Janne's March Newsletter
How much has changed since we made the decision to finish and start our first phase of the operations of Nokor Tep Women’s Hospital. We have had an unusual amount of visitors come and see what we have done. That is always an honor.
It is relatively straight forward to explain to people the various functions of the hospital space, what will happen, where it will happen, how it will happen. Visitors are amazed at what you and I have accomplished so far – the building is impressive – as Bart said - a man who has built several hospitals in Asia – what a beautiful space – what a lovely design. I can’t help but suffer from a few pangs of pride coming from a person with so much expertise.
I have had the privilege of sharing and talking with Gary – a physician who knows Cambodia – serving in so many capacities in the health field for a number of years – our vision of reaching out to all women in Cambodia –regardless of status or rank. Gary’s compassion and vision match ours – he reminds all of us how important it is to treat each woman with dignity and respect.
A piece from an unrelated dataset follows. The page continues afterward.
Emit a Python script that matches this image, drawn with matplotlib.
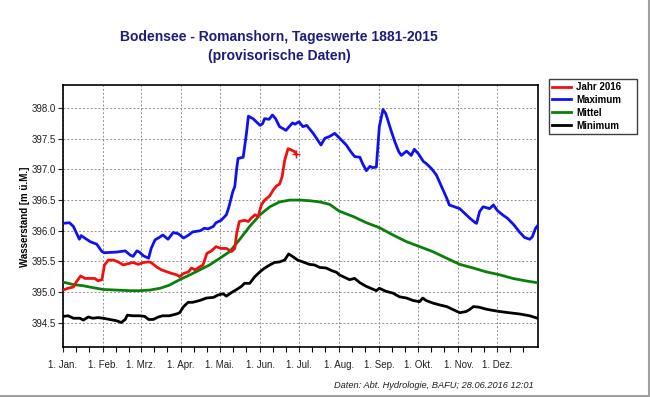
import matplotlib.pyplot as plt
from matplotlib.lines import Line2D

plt.rcParams['font.family'] = ['Liberation Sans', 'DejaVu Sans']

# month labels and first day of each month (2016, leap year, day index from 1. Jan.)
month_labels = ['1. Jan.', '1. Feb.', '1. Mrz.', '1. Apr.', '1. Mai.', '1. Jun.',
                '1. Jul.', '1. Aug.', '1. Sep.', '1. Okt.', '1. Nov.', '1. Dez.']
month_starts = [0, 31, 60, 91, 121, 152, 182, 213, 244, 274, 305, 335]
year_len = 366

# Maximum 1881-2015
max_days = [0, 5, 8, 12.6, 14, 21, 26, 30, 32, 41, 48, 52, 54, 57, 59, 62, 66, 68, 71, 75, 77,
            81, 85, 89, 93, 97, 100, 106, 109, 112, 116, 118, 122, 126, 128, 131, 132.5, 134,
            135, 139, 141.5, 143, 146.6, 152, 154, 155.5, 159, 161.5, 164, 167, 172, 177, 179,
            182, 185, 188, 193, 199, 202, 205.7, 209.6, 213.4, 218.5, 222, 225, 229, 231, 234,
            236.7, 239, 241.7, 244, 246.8, 249, 253, 256, 259, 261, 265, 268.6, 271, 274, 278,
            280, 284, 288, 292, 296, 298, 302, 306, 310, 314, 318, 319, 321.3, 324, 326, 329,
            332, 335, 339, 343, 348, 352, 356, 360, 362, 364.5, 366]
max_vals = [396.12, 396.13, 396.07, 395.86, 395.92, 395.82, 395.78, 395.66, 395.64, 395.65,
            395.67, 395.60, 395.58, 395.67, 395.65, 395.59, 395.55, 395.71, 395.85, 395.90,
            395.93, 395.86, 395.97, 395.95, 395.88, 395.93, 395.98, 396.00, 396.04, 396.03,
            396.07, 396.13, 396.17, 396.26, 396.39, 396.64, 396.72, 397.02, 397.18, 397.20,
            397.59, 397.87, 397.83, 397.72, 397.75, 397.83, 397.82, 397.89, 397.83, 397.70,
            397.64, 397.76, 397.74, 397.78, 397.70, 397.72, 397.59, 397.40, 397.51, 397.54,
            397.59, 397.51, 397.40, 397.29, 397.21, 397.20, 397.10, 396.98, 397.05, 397.03,
            397.04, 397.70, 397.98, 397.91, 397.64, 397.45, 397.29, 397.23, 397.30, 397.23,
            397.33, 397.26, 397.13, 397.10, 397.02, 396.91, 396.72, 396.53, 396.42, 396.39,
            396.36, 396.28, 396.20, 396.13, 396.12, 396.31, 396.39, 396.38, 396.36, 396.42,
            396.33, 396.26, 396.20, 396.09, 395.98, 395.89, 395.86, 395.90, 396.04, 396.08]

# Mittel
mean_days = [0, 8, 15.7, 23, 31, 41, 52, 59, 67, 75, 82, 90, 98, 105.5, 113, 121, 128.7, 136,
             144, 152, 159.5, 167, 175, 182.6, 190, 198, 205.7, 213, 224, 234, 244, 254.5, 265,
             275, 285, 296, 306, 316.5, 326, 336.7, 347, 357, 366]
mean_vals = [395.16, 395.12, 395.10, 395.07, 395.04, 395.03, 395.02, 395.02, 395.03, 395.06,
             395.11, 395.20, 395.28, 395.36, 395.44, 395.55, 395.66, 395.85, 396.07, 396.26,
             396.39, 396.47, 396.50, 396.50, 396.49, 396.47, 396.43, 396.32, 396.23, 396.13,
             396.05, 395.93, 395.82, 395.74, 395.66, 395.55, 395.45, 395.39, 395.33, 395.28,
             395.22, 395.18, 395.15]

# Minimum 1881-2015
min_days = [0, 4, 8, 13, 15.7, 19.5, 23, 27, 31, 36, 41, 45, 48, 49.6, 54, 59, 63, 66, 69.6,
            73.5, 77, 82, 87.6, 90, 93, 96.5, 100, 105.5, 110.7, 116, 119.7, 123.5, 126, 130,
            134, 137.6, 140, 144, 148, 152, 155.6, 159.5, 163, 167, 171, 174, 177, 181, 185,
            190, 194, 198, 203, 207, 211, 213, 221, 225, 229, 234, 241.7, 244, 249, 254.5,
            259.6, 265, 270, 275, 277.5, 280, 285, 290, 296, 301, 306, 311, 313.5, 316.5, 321,
            326, 331, 336.7, 344, 352, 360, 366]
min_vals = [394.60, 394.61, 394.57, 394.57, 394.54, 394.59, 394.57, 394.58, 394.57, 394.55,
            394.53, 394.50, 394.55, 394.62, 394.61, 394.61, 394.60, 394.55, 394.55, 394.59,
            394.61, 394.61, 394.64, 394.66, 394.76, 394.83, 394.83, 394.86, 394.90, 394.91,
            394.95, 394.97, 394.93, 394.99, 395.04, 395.09, 395.14, 395.14, 395.25, 395.33,
            395.39, 395.44, 395.48, 395.49, 395.52, 395.62, 395.58, 395.52, 395.49, 395.45,
            395.44, 395.40, 395.39, 395.35, 395.32, 395.28, 395.20, 395.22, 395.15, 395.09,
            395.02, 395.06, 395.01, 394.98, 394.92, 394.90, 394.86, 394.84, 394.90, 394.86,
            394.82, 394.79, 394.76, 394.71, 394.66, 394.68, 394.71, 394.76, 394.75, 394.72,
            394.70, 394.68, 394.66, 394.64, 394.61, 394.57]

# Jahr 2016 (bis 28.06.)
y2016_days = [0, 4, 8, 10.5, 13.6, 17, 21, 24.6, 27, 30, 32, 35, 39, 42.6, 46.5, 50, 54, 58,
              62, 66, 68, 72, 76, 80, 84, 87.6, 90, 93, 97, 99, 102, 105.5, 108, 111, 114.5,
              118, 122, 126, 130, 132.5, 134, 136, 140, 143, 145, 148, 150.5, 153, 155.6,
              159.5, 162, 164.6, 167, 169, 171, 173.6, 176, 178.7, 180]
y2016_vals = [395.03, 395.06, 395.08, 395.17, 395.26, 395.22, 395.22, 395.22, 395.18, 395.20,
              395.44, 395.52, 395.52, 395.49, 395.44, 395.46, 395.48, 395.45, 395.48, 395.49,
              395.48, 395.41, 395.36, 395.33, 395.30, 395.28, 395.25, 395.30, 395.33, 395.39,
              395.36, 395.41, 395.44, 395.63, 395.67, 395.74, 395.71, 395.71, 395.66, 395.71,
              395.96, 396.15, 396.17, 396.15, 396.20, 396.26, 396.23, 396.42, 396.50, 396.57,
              396.66, 396.73, 396.76, 396.88, 397.15, 397.34, 397.32, 397.29, 397.25]

fig = plt.figure(figsize=(6.5, 3.97), dpi=100)
ax = fig.add_axes([63 / 650, 1 - 347 / 397, 474.5 / 650, 262 / 397])

ax.plot(max_days, max_vals, color='#1010f0', lw=2, label='Maximum', zorder=3)
ax.plot(mean_days, mean_vals, color='#0a800a', lw=2, label='Mittel', zorder=3)
ax.plot(min_days, min_vals, color='black', lw=2, label='Minimum', zorder=3)
ax.plot(y2016_days, y2016_vals, color='#f01010', lw=2, label='Jahr 2016', zorder=4)
ax.plot(y2016_days[-1], y2016_vals[-1], marker='+', color='#f01010', ms=6, mew=1.0, zorder=4)

ax.set_xlim(0, year_len)
ax.set_ylim(394.1, 398.38)
ax.set_xticks(month_starts)
ax.set_xticklabels(month_labels)
minor = [m + d for m in month_starts for d in (10, 20)]
ax.set_xticks(minor, minor=True)
ax.set_yticks([394.5, 395.0, 395.5, 396.0, 396.5, 397.0, 397.5, 398.0])
ax.set_yticklabels(['394.5', '395.0', '395.5', '396.0', '396.5', '397.0', '397.5', '398.0'])
ax.tick_params(axis='both', which='major', direction='out', length=3.5, width=0.8,
               labelsize=7, colors='#202020')
ax.tick_params(axis='y', which='major', pad=1.5)
ax.tick_params(axis='x', which='major', pad=6)
ax.tick_params(axis='x', which='minor', direction='out', length=3.5, width=0.8)
ax.grid(True, which='major', color='#909090', linestyle=(0, (2, 2)), lw=0.7)
for s in ax.spines.values():
    s.set_linewidth(1.2)

fig.text(25 / 650, 1 - 217 / 397, 'Wasserstand [m ü.M.]', rotation=90, ha='center',
         va='center', fontsize=7, fontweight='bold')

fig.text(279 / 650, 1 - 36.5 / 397, 'Bodensee - Romanshorn, Tageswerte 1881-2015',
         ha='center', va='center', fontsize=10, fontweight='bold', color='#1c1c7c')
fig.text(279 / 650, 1 - 56 / 397, '(provisorische Daten)',
         ha='center', va='center', fontsize=10, fontweight='bold', color='#1c1c7c')

fig.text(534 / 650, 1 - 385 / 397, 'Daten: Abt. Hydrologie, BAFU; 28.06.2016 12:01',
         ha='right', va='center', fontsize=6.7, style='italic', color='#202020')

handles, labels = ax.get_legend_handles_labels()
order = [3, 0, 1, 2]
leg = fig.legend([handles[i] for i in order], [labels[i] for i in order],
                 loc='upper left', mode='expand',
                 bbox_to_anchor=(549 / 650, 1 - 131 / 397, 88 / 650, 52 / 397),
                 fancybox=False, edgecolor='#404040', framealpha=1,
                 prop={'size': 7, 'weight': 'bold'}, handlelength=2.0,
                 handletextpad=0.5, labelspacing=0.3, borderpad=0.3, borderaxespad=0)
leg.get_frame().set_linewidth(1.0)

# grey frame lines on right and bottom edge of the picture
fig.add_artist(Line2D([0, 1 - 1 / 650], [1.5 / 397, 1.5 / 397], color='#a0a0a0', lw=1.5))
fig.add_artist(Line2D([1 - 1.5 / 650, 1 - 1.5 / 650], [0, 1], color='#a0a0a0', lw=1.5))

fig.savefig('out.png', dpi=100)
But it is the conversations that go deeper that touch me so – this week we had a group of women from the French community come and see. The questions of why came up – why do this at all – it is such a big vision – so much effort involved. My answers were not flip. I asked, if you and I have breast cancer, how many of us would get help immediately – not only would we get help, we would almost expect it as a right. Everyone raised their hand.
But if I was an ordinary Cambodian woman and I had breast cancer – I would have no options – nowhere to go – no one to hear my cry. I shared how when I discovered I had breast cancer – the answers to my illness came very quickly – and so I got help, received the best care and have been cancer free for almost 6 years. At the same time we had several Cambodian women in our program also ill with breast cancer – one of them the tumor had ulcerated – there were no options for these women – and they died a very painful and agonizing death.
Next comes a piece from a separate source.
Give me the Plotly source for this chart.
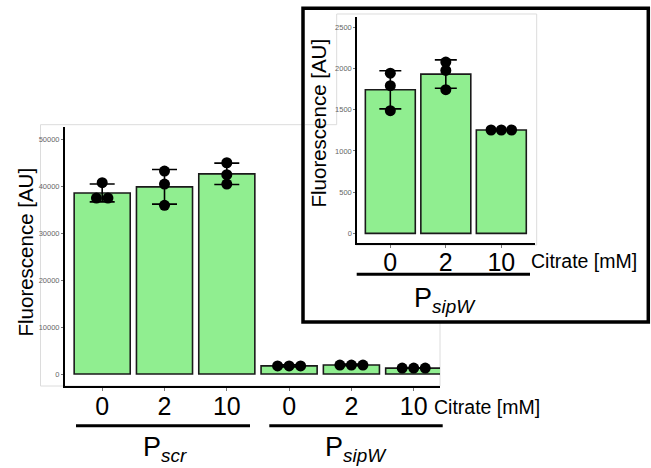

Then I asked the question: why could I expect and receive treatment when Cambodian women couldn’t – am I of more value then these women – are any of us of more value than a Cambodian woman. By what standards do we judge the value of people? We are worthy of treatment simply because of an accident of birth – born in nations that have evolved to providing such treatment – should we not do the same for these women in Cambodia. Then I concluded – if I had been an ordinary Cambodian woman with my breast cancer – I would be dead today.
Several months ago I had the privilege of bringing all our women from cottage industry out to see the progress of the hospital. These women have had harsh lives, sold into the sex trade, half of them living with AIDS. Tabitha had allowed them to become women of integrity and beauty. As usual, I was talking and showing the spaces – what we would do etc – at first there was a lot of chatter but the group had turned quiet. I turned to see what was going on. The women had tears streaming down their faces – this is for us, they said – how very good that anyone would build something so very beautiful for us!
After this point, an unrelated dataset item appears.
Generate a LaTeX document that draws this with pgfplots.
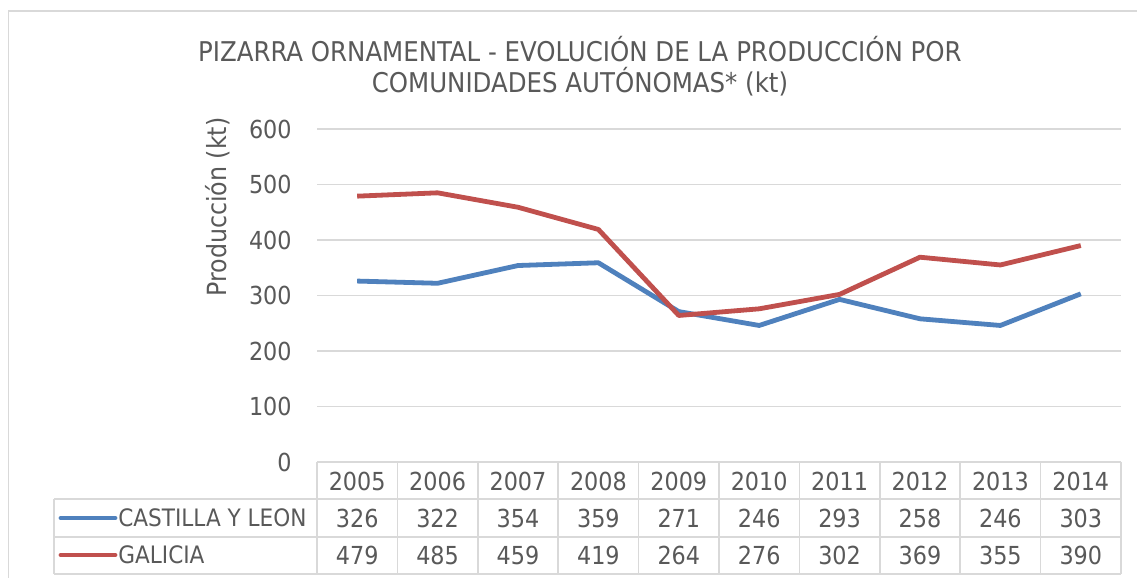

Last week I had the privilege of being interviewed by a young man attending university here in Phnom Penh. He was studying medicine and he had to choose a subject. He chose Breast cancer. He asked to interview me on camera and I agreed. As usual we covered all the facts and the purposes of the hospital and breast cancer. He had 2 female assistants and they added their questions. As the interview came to an end – he asked one final question- what you would say to Cambodian women who have breast cancer today. My answer came quickly – I am sorry - so very sorry - I have failed you.
I stand before my God in wonder – that He would grant me so many choices – that He would grant me the privilege of bringing choices to the women of Cambodia. I stand in wonder before my God in the miracle of each of you – each of you who stand with the women of Cambodia – what an honor that is! What a gift of life you have given! May none of us ever become weary of that gift!